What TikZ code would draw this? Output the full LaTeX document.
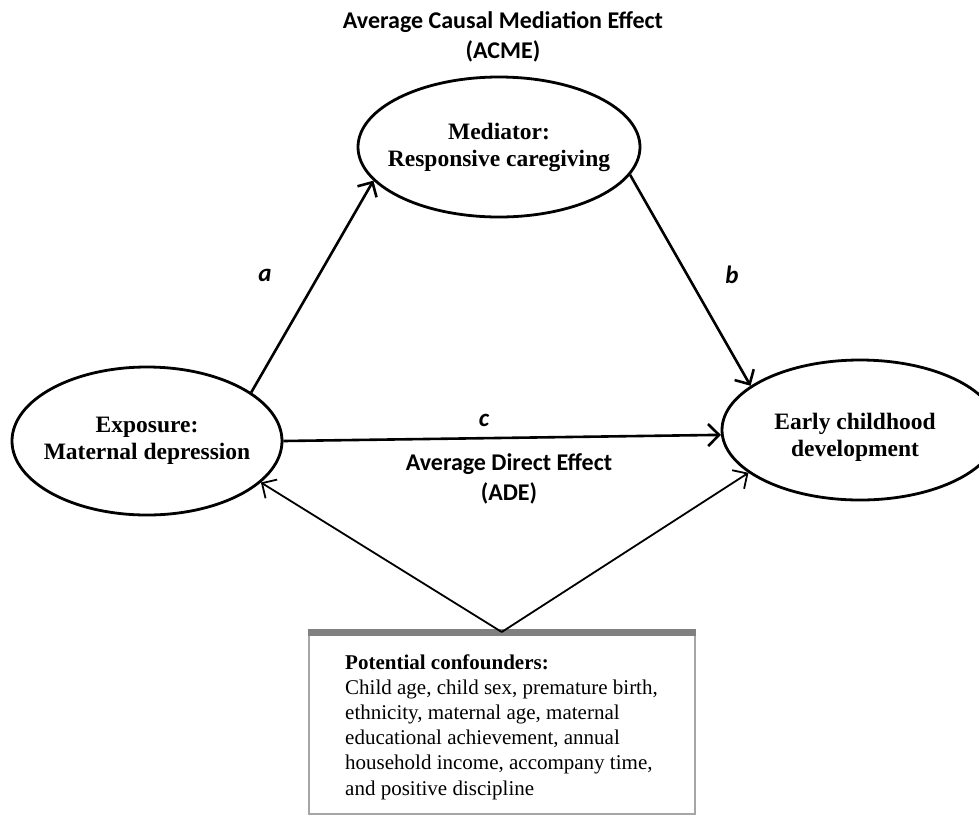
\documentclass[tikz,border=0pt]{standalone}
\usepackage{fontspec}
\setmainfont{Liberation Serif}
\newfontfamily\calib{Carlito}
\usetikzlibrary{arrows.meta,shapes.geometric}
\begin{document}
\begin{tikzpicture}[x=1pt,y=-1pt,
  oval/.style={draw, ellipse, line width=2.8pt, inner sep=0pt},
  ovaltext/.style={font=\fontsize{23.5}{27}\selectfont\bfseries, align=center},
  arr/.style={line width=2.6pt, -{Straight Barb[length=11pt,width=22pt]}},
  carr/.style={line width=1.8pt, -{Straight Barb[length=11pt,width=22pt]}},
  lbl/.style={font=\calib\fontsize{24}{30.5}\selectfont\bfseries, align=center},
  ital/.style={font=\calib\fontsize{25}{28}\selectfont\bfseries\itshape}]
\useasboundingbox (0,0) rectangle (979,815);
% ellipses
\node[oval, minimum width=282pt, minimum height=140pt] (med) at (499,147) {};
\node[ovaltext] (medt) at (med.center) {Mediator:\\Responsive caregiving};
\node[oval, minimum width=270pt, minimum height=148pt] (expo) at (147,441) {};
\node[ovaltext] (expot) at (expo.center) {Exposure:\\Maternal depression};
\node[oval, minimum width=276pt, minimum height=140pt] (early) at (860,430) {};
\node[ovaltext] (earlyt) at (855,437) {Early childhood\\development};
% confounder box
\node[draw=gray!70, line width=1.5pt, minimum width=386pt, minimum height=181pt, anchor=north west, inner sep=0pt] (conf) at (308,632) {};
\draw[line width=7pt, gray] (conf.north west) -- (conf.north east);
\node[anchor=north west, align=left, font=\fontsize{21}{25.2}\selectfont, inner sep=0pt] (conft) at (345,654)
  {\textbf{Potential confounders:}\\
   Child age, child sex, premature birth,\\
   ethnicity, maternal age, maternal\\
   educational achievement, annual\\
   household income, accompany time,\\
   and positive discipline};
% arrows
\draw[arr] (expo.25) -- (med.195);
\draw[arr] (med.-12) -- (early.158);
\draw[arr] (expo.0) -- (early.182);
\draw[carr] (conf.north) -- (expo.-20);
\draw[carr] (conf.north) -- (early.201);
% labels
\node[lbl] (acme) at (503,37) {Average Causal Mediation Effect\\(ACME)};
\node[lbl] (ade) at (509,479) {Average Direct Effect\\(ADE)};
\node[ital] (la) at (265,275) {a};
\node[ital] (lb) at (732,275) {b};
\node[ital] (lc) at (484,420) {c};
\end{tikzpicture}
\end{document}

........

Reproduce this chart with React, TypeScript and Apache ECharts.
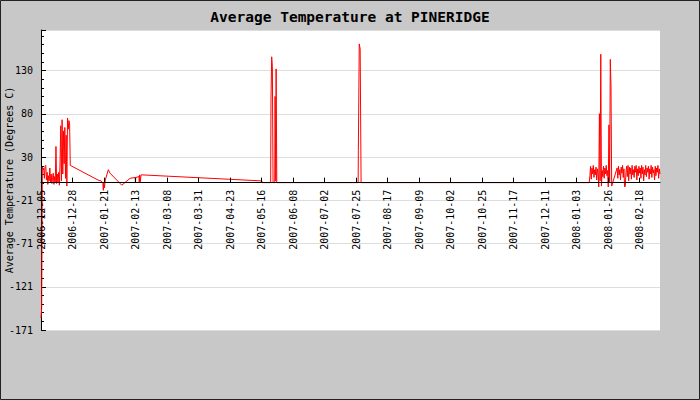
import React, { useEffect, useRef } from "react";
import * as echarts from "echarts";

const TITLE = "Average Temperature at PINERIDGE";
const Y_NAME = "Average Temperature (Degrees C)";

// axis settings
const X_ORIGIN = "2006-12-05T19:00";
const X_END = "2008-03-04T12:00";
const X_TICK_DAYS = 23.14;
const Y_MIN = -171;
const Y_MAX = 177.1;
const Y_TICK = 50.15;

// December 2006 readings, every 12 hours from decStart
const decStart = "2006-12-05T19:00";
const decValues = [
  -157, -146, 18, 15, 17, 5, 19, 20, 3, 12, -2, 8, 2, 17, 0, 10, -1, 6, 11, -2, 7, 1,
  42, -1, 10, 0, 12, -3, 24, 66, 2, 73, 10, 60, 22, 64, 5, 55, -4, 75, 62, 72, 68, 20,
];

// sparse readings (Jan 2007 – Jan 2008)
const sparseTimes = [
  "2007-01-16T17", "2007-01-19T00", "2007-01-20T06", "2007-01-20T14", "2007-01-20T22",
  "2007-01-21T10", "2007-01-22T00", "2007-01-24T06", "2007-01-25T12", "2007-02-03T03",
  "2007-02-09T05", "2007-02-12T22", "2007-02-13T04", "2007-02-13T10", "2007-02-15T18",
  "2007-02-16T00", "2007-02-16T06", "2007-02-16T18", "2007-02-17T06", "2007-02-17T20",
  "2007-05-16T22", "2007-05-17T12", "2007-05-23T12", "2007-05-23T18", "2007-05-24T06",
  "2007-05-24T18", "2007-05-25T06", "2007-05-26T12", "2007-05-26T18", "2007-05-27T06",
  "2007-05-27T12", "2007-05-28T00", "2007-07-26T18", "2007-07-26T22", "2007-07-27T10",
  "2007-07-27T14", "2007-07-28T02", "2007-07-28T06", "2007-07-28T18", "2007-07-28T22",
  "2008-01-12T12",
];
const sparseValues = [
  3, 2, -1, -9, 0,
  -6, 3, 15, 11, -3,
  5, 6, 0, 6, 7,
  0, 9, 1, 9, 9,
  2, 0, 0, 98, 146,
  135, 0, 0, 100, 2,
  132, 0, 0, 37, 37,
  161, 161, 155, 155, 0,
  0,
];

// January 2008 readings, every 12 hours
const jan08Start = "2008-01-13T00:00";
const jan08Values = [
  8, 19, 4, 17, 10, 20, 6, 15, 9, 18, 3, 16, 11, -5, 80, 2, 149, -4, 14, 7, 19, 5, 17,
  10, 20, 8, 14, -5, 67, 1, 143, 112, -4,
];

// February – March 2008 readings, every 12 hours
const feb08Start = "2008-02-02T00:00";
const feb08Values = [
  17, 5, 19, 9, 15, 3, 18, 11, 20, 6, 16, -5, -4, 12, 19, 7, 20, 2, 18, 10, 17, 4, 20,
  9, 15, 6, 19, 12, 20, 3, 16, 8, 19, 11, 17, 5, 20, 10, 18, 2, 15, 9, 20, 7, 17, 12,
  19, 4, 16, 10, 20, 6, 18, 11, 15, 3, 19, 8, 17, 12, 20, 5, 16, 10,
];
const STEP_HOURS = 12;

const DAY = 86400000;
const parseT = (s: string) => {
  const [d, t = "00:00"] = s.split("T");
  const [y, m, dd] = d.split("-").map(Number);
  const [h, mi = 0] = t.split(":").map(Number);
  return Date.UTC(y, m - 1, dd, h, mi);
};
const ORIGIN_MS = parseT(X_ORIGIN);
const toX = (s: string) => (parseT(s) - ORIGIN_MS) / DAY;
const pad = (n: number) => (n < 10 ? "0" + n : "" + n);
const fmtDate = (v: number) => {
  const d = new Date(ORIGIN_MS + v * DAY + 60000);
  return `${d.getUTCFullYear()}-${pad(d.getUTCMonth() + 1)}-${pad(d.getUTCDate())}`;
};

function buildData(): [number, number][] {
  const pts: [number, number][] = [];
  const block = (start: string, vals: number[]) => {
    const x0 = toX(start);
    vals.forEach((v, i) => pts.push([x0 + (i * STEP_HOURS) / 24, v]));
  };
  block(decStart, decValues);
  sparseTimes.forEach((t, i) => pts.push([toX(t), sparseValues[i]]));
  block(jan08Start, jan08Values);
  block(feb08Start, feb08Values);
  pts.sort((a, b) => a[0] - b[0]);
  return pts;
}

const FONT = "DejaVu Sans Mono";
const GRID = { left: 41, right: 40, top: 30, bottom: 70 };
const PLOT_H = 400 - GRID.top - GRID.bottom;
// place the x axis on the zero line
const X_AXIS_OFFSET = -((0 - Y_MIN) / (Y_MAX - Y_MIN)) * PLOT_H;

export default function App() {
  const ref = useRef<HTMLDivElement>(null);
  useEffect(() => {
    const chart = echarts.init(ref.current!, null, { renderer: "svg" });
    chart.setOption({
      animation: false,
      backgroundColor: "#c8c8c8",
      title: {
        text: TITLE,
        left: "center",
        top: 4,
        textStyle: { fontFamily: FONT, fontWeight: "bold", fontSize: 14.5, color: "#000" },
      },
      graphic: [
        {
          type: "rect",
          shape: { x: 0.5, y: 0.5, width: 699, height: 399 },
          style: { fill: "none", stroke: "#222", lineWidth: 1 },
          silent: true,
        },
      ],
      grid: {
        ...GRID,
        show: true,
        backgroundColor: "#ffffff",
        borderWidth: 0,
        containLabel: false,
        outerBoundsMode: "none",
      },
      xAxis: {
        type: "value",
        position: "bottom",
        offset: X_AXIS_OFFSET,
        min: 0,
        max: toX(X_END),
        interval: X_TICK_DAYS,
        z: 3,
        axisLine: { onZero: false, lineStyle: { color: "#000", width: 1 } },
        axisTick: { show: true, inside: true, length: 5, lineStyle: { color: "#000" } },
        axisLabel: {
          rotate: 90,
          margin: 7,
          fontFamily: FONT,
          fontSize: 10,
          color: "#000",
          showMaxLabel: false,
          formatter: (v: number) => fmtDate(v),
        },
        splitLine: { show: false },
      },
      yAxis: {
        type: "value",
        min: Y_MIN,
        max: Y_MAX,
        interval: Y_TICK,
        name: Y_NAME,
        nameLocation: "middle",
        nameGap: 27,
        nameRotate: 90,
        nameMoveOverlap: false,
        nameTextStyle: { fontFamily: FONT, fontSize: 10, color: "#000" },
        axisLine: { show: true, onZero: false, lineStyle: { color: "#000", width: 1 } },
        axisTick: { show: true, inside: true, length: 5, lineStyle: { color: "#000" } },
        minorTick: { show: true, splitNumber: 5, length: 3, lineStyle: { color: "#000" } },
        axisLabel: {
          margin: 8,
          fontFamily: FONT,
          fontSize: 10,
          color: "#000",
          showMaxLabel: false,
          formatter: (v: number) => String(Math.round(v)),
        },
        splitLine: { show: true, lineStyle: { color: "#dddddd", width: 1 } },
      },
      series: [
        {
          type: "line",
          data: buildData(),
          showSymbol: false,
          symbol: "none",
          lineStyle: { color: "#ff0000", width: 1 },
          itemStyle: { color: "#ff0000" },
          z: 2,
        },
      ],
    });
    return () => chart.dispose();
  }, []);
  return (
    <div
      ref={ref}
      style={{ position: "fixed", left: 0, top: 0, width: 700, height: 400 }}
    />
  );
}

........

Your answer should be one number: how many lines in the material above contain the string "this".

#### [REPLY]
2